SS Lane Victory, one of 534 “Victory” class cargo ships built during World War II, has a proud and storied history. From trans-Pacific operations during the final months of World War II, to rescuing over 7,000 North Korean refugees in December 1950, to delivering supplies throughout the Vietnam War, Lane Victory and her brave crew served America honorably.
Having survived German u-boats, typhoons, mines, and the passage of time (there are only two other Victory ships in existence), she is now a floating museum at San Pedro, California, in the port of Los Angeles. Thousands of tourists and students visit her every year to learn about her contributions to American history and the sacrifices made by nearly 9,000 Merchant Mariners who perished in World War II.
But the legendary ship, named for Lane College - a liberal arts school founded in 1882 by Isaac Lane, a former slave who became a Colored Methodist Episcopal (CME) Church bishop and died at the extraordinary age of 102 - is now entering waters more treacherous than at any other time during her long career.
The prohibitive costs of maintaining a 72-year-old steel vessel in the ocean's unforgiving salt air and water has many people wondering how much longer the ship can stay afloat. There’s talk of scrapping her.
Enter retired ROK Marine Corps General Yoon Kyung-won.
Yoon is spearheading efforts to bring the Lane Victory to South Korea - permanently. As the leader of a nonprofit organization raising funds for and awareness of the beleaguered ship, Yoon is passionate about keeping the memory of Lane Victory’s 1950 humanitarian mission alive for future generations of South Koreans and Americans.
On December 8, 1950, at the port of Wonsan, North Korea, approximately 7,000 North Korean refugees, fleeing the approaching Chinese, were loaded onto the Lane Victory and sent south. In what many military officials at the time considered a rehearsal for an evacuation which would take place over the next two weeks 60 miles north in Hungnam, the Lane Victory became the Korean War's first Victory ship to rescue thousands of civilians in a single journey. (Remarkably, in the final days of the Hungnam Evacuation, another Victory ship, the SS Meredith Victory, doubled the number, saving 14,000 refugees during one miraculous voyage.)
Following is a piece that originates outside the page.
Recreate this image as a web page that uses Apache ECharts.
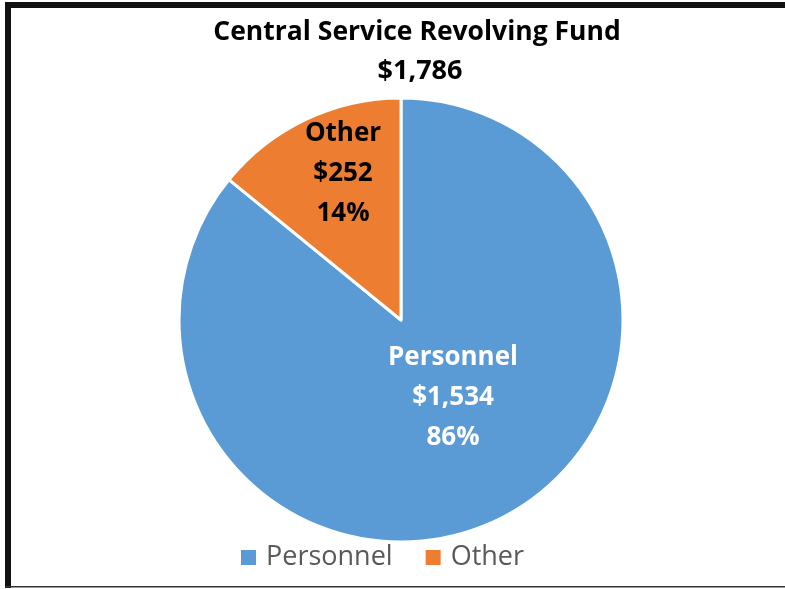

I had the privilege of meeting General Yoon yesterday, and he shared his plans for making Lane Victory a floating museum at Geoje-do, South Korea’s second-largest island, located about 30 miles from Busan on Korea’s east coast. During the Korean War, the idyllic island became a refugee relocation center for tens of thousands of North Koreans fleeing from communism. Interestingly, Goeje is also the birthplace of South Korea’s current president, Moon Jae-in, whose parents were rescued during the Hungnam Evacuation and lived on the island in the early 1950’s until moving to Busan.
Yoon, who served for 33 years as a ROK Marine, believes the ship and its education programs will “help remind younger generations of the cruelty of war and the importance of peace.” I agree.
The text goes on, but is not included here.